> [WHAT TO DO]
Among the records that follow, find the line with "Rebuild this chart" and the line with "od450 = [0.08, 0.11, 0.20, 0.75, 2.30, 4.10, 4.41]". Set down those lines and all lines between them exactly, without adding anything.

> [INPUT RECORDS]

● ● ●

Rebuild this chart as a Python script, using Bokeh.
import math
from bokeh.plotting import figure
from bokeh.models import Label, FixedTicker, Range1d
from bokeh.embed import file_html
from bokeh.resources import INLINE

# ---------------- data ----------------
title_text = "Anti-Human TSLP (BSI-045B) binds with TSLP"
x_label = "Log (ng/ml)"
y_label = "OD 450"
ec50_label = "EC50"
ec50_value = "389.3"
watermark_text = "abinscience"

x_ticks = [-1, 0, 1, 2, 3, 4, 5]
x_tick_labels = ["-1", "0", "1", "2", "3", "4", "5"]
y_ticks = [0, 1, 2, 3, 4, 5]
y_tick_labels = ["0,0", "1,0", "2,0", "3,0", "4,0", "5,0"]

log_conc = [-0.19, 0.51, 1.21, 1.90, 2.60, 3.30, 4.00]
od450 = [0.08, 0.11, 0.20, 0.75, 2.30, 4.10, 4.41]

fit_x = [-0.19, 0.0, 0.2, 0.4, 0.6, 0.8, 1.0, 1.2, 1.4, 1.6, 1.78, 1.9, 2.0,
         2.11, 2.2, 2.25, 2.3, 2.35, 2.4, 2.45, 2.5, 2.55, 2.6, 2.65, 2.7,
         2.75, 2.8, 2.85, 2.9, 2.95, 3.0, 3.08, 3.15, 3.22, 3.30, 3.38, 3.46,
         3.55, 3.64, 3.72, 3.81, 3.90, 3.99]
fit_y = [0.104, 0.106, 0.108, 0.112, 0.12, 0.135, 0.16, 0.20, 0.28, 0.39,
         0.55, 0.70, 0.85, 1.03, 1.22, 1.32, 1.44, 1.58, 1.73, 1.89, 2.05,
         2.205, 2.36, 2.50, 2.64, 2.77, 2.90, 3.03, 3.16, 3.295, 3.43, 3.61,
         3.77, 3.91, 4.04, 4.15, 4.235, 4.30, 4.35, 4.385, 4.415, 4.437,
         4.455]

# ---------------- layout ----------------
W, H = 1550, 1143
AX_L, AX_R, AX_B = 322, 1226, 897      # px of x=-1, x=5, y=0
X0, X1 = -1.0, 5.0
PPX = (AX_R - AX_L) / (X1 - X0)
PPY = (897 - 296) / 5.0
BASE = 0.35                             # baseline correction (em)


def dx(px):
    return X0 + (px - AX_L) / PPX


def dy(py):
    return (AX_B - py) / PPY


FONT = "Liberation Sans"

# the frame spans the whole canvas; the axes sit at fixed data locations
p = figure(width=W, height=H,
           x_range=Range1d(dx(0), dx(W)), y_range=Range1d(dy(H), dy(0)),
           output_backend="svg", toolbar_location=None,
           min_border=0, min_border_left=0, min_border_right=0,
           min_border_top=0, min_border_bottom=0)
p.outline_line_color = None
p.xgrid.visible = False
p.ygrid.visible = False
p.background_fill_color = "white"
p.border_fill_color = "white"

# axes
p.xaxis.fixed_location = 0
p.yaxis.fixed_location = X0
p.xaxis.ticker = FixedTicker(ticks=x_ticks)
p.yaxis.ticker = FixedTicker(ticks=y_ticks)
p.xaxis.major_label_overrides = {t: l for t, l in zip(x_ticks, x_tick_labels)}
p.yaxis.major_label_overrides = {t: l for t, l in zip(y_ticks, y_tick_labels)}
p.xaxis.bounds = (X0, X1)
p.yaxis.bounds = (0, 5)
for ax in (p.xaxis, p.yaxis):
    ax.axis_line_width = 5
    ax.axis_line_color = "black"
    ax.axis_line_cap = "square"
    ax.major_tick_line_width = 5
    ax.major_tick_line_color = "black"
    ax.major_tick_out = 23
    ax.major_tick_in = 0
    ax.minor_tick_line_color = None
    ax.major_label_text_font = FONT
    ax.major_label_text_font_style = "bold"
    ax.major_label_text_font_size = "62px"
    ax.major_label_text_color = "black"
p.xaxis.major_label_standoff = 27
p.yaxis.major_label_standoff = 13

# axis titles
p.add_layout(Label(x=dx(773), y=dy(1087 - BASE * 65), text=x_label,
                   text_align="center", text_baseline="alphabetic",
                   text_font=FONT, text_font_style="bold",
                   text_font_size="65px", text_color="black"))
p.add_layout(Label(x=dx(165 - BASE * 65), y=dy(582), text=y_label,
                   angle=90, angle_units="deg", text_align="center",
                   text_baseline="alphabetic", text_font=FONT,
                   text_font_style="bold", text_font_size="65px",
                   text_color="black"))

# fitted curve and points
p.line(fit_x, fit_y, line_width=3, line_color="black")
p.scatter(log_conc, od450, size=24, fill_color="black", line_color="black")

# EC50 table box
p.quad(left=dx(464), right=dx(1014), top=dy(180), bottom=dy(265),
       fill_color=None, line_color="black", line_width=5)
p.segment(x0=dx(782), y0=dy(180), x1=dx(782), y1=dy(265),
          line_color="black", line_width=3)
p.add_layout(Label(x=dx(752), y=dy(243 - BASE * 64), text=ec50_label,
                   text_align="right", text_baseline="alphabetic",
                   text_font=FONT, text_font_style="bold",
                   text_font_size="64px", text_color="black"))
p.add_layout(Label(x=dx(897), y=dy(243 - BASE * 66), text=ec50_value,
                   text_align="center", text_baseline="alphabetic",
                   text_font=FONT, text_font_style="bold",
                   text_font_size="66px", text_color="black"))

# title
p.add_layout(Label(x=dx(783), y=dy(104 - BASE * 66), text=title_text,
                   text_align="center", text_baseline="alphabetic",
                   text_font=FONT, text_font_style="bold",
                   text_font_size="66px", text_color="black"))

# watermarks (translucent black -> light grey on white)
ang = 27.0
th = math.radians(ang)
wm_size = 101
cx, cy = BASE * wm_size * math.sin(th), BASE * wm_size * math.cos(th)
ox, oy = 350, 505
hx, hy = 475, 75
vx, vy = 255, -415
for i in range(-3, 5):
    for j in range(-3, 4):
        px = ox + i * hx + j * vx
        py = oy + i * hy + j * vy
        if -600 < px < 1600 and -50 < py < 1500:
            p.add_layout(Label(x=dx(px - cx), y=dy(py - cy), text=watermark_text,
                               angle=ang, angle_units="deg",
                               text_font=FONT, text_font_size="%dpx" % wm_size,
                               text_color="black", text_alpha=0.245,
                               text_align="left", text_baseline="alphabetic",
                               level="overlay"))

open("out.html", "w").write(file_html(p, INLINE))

● ● ●

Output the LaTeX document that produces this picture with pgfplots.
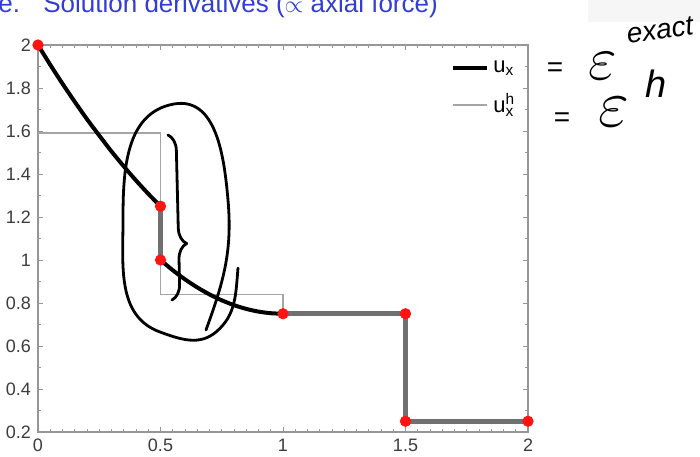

● ● ●

> [FINAL ANSWER]
Rebuild this chart as a Python script, using Bokeh.
import math
from bokeh.plotting import figure
from bokeh.models import Label, FixedTicker, Range1d
from bokeh.embed import file_html
from bokeh.resources import INLINE

# ---------------- data ----------------
title_text = "Anti-Human TSLP (BSI-045B) binds with TSLP"
x_label = "Log (ng/ml)"
y_label = "OD 450"
ec50_label = "EC50"
ec50_value = "389.3"
watermark_text = "abinscience"

x_ticks = [-1, 0, 1, 2, 3, 4, 5]
x_tick_labels = ["-1", "0", "1", "2", "3", "4", "5"]
y_ticks = [0, 1, 2, 3, 4, 5]
y_tick_labels = ["0,0", "1,0", "2,0", "3,0", "4,0", "5,0"]

log_conc = [-0.19, 0.51, 1.21, 1.90, 2.60, 3.30, 4.00]
od450 = [0.08, 0.11, 0.20, 0.75, 2.30, 4.10, 4.41]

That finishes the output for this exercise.